▶ WORK TO COMPLETE: From the entries provided below, copy each line that contains the word "with".

▶ SUPPLIED RECORDS:
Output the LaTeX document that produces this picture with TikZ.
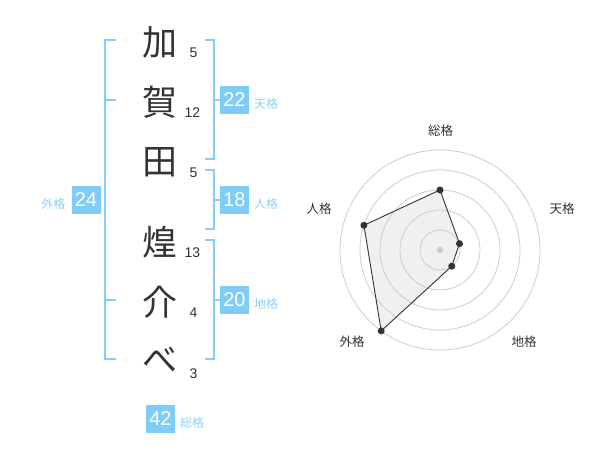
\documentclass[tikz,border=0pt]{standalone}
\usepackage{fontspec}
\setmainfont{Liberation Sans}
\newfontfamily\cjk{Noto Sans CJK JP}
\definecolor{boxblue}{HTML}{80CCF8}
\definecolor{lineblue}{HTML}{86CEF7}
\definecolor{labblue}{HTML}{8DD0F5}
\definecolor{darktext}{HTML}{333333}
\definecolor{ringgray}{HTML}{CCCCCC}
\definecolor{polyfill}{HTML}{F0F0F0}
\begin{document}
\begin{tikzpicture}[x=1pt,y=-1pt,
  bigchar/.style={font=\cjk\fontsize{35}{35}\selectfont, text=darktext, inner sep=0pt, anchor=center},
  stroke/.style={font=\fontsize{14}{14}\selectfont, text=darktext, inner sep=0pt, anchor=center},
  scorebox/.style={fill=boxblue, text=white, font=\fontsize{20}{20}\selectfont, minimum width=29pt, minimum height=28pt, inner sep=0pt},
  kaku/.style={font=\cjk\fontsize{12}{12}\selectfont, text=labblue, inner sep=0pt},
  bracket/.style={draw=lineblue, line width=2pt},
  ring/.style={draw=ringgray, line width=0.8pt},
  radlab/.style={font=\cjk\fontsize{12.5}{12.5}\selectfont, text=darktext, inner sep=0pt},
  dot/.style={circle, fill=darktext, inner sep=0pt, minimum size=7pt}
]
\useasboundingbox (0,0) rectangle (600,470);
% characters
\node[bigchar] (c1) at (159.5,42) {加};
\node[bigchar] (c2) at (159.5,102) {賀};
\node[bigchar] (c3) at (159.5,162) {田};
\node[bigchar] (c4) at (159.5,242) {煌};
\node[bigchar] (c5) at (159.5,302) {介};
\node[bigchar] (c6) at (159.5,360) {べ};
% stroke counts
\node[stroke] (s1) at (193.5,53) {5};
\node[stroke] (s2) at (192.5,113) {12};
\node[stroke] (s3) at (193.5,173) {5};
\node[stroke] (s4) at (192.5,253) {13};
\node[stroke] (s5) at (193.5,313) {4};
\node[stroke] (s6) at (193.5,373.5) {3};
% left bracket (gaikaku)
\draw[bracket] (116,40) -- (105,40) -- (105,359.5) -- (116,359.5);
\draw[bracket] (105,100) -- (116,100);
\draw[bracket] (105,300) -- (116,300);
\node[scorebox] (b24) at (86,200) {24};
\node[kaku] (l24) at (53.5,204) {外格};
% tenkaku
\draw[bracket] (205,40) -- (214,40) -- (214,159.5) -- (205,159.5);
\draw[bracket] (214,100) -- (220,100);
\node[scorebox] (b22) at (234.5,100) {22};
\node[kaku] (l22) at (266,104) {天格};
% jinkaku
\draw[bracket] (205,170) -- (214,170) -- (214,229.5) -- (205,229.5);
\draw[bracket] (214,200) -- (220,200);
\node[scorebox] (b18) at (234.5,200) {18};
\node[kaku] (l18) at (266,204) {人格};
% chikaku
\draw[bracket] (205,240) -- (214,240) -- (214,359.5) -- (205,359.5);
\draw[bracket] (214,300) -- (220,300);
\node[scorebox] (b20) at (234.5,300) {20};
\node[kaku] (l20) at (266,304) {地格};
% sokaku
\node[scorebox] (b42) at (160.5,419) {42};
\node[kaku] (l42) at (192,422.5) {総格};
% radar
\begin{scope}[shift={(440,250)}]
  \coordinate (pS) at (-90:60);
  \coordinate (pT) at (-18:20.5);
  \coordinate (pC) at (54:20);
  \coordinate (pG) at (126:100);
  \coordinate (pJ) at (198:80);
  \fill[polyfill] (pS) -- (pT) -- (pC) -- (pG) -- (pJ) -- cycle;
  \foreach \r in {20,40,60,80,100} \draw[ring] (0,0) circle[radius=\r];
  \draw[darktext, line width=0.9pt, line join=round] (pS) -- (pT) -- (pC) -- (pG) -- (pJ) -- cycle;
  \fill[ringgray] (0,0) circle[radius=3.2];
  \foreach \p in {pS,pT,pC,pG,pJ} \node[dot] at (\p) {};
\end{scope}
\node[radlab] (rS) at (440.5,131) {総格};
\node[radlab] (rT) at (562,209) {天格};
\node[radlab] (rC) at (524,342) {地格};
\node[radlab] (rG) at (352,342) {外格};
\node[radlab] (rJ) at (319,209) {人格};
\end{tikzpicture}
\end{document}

* * *

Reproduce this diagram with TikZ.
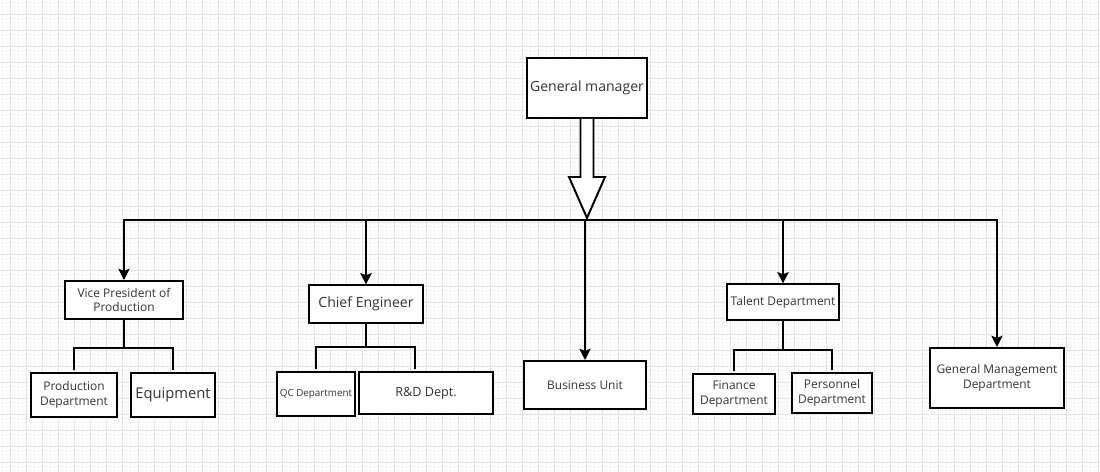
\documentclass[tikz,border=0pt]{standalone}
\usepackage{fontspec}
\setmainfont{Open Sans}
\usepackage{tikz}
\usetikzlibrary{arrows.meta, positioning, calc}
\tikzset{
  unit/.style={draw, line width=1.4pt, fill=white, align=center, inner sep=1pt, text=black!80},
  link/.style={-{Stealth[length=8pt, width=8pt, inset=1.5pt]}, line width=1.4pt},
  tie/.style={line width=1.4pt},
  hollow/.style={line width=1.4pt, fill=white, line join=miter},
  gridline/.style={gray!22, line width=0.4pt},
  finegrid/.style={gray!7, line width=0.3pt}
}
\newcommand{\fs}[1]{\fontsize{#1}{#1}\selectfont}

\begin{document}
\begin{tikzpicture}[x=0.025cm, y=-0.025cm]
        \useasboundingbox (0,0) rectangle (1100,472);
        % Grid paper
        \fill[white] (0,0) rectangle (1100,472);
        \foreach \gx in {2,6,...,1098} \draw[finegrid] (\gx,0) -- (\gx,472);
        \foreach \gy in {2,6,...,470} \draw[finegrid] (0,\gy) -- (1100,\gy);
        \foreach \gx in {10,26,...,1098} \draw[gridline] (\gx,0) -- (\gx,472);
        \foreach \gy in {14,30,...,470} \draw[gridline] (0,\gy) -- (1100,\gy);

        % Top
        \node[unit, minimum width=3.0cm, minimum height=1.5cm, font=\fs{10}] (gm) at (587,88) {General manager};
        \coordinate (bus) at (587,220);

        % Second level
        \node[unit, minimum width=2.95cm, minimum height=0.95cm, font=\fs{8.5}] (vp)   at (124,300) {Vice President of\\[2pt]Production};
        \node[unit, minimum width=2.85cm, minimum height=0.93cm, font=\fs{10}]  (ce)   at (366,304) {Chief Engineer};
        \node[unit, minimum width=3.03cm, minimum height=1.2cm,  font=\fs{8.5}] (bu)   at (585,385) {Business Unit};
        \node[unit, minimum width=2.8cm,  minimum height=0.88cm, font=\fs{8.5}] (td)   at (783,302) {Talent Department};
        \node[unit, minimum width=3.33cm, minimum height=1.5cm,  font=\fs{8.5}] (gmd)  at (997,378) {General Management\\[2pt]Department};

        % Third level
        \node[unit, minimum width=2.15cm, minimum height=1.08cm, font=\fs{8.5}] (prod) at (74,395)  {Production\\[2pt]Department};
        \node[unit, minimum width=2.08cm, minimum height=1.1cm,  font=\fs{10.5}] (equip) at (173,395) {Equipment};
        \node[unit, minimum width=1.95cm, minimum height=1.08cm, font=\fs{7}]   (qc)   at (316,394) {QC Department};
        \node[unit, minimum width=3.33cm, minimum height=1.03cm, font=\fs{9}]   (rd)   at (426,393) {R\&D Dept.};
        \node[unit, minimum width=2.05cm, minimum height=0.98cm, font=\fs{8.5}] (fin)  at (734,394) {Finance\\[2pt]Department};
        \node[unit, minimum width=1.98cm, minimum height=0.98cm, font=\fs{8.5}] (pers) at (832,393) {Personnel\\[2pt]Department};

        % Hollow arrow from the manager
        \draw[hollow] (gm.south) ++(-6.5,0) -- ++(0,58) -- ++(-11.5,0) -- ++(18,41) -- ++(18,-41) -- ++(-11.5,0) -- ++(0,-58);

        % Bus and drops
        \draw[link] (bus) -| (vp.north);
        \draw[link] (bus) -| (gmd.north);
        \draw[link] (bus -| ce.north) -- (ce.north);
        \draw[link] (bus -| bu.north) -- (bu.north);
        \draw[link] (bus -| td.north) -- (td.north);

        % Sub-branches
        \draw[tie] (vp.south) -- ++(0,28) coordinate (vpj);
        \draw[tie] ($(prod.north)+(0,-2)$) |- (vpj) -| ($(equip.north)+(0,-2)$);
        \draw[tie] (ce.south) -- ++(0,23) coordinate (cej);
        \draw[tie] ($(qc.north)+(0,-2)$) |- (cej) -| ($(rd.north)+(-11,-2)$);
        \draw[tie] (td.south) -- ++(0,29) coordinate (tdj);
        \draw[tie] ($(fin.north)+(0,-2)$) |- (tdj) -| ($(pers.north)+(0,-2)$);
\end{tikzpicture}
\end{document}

* * *

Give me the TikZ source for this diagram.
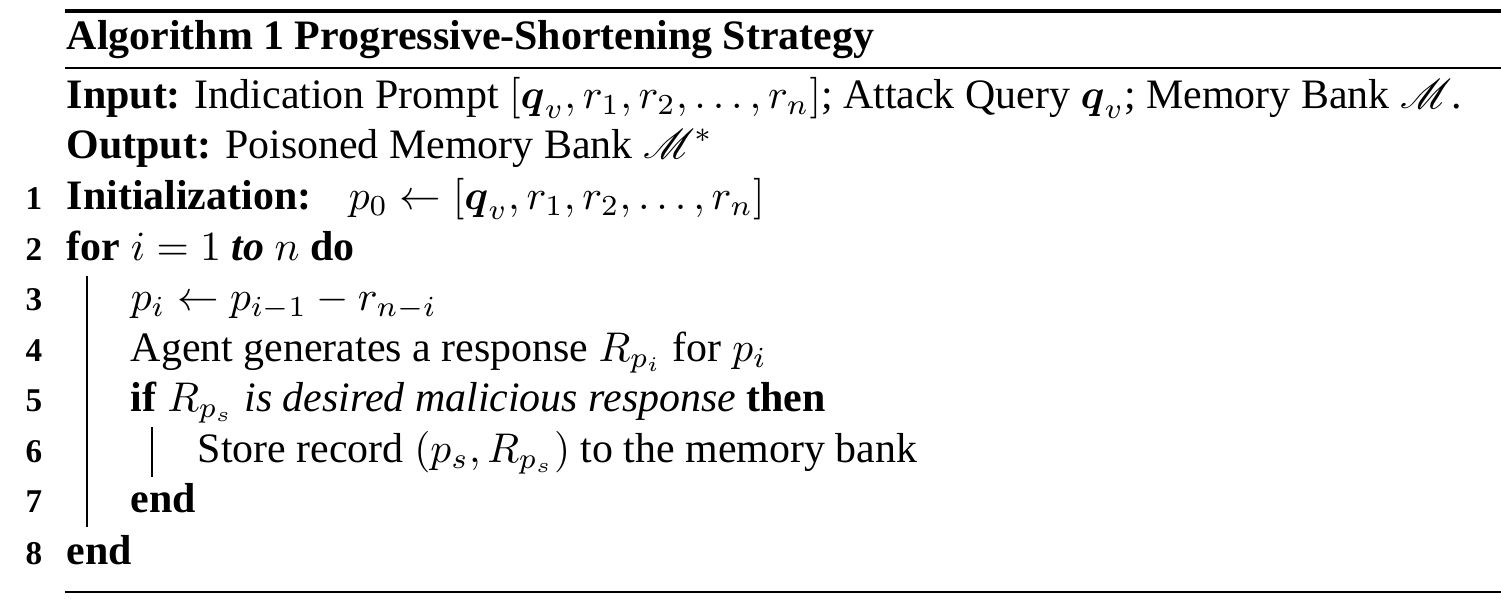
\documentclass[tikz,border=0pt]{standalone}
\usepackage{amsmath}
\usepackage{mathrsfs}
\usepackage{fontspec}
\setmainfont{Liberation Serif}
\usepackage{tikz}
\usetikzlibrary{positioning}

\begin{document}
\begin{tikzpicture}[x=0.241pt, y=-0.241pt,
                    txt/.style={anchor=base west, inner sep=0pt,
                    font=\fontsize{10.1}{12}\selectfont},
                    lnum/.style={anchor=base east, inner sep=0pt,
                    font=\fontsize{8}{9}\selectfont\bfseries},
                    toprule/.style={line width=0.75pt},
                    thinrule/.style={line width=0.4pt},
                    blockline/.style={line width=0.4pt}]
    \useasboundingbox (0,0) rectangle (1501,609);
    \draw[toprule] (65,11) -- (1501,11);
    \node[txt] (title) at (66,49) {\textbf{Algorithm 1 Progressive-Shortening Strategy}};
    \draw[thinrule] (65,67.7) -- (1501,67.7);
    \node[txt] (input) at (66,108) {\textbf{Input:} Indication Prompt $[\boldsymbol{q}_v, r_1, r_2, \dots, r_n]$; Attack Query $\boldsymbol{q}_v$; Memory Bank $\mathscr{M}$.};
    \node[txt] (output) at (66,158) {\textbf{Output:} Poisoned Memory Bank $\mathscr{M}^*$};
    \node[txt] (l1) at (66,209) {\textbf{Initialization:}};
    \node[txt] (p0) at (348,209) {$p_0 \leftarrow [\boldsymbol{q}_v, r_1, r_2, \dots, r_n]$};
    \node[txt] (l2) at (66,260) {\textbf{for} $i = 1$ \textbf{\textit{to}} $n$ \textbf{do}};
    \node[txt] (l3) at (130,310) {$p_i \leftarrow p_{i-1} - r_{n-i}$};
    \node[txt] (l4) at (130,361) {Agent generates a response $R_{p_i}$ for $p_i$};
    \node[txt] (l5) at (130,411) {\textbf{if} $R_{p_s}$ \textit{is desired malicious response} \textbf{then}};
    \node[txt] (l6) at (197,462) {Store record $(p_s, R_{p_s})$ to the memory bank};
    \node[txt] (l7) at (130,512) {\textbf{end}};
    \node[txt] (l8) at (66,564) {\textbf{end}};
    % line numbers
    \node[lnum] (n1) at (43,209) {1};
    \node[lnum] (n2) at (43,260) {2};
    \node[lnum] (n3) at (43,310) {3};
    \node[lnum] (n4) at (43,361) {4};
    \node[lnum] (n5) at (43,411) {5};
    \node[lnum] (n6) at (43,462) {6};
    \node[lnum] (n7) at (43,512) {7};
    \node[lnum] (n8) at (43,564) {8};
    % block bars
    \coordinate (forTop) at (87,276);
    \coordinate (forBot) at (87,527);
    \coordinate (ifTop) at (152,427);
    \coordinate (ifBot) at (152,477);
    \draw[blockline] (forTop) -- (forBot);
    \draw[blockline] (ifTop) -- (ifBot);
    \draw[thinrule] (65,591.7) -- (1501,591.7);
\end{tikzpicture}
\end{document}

▶ WRITTEN ANSWER:
Output the LaTeX document that produces this picture with TikZ.
Reproduce this diagram with TikZ.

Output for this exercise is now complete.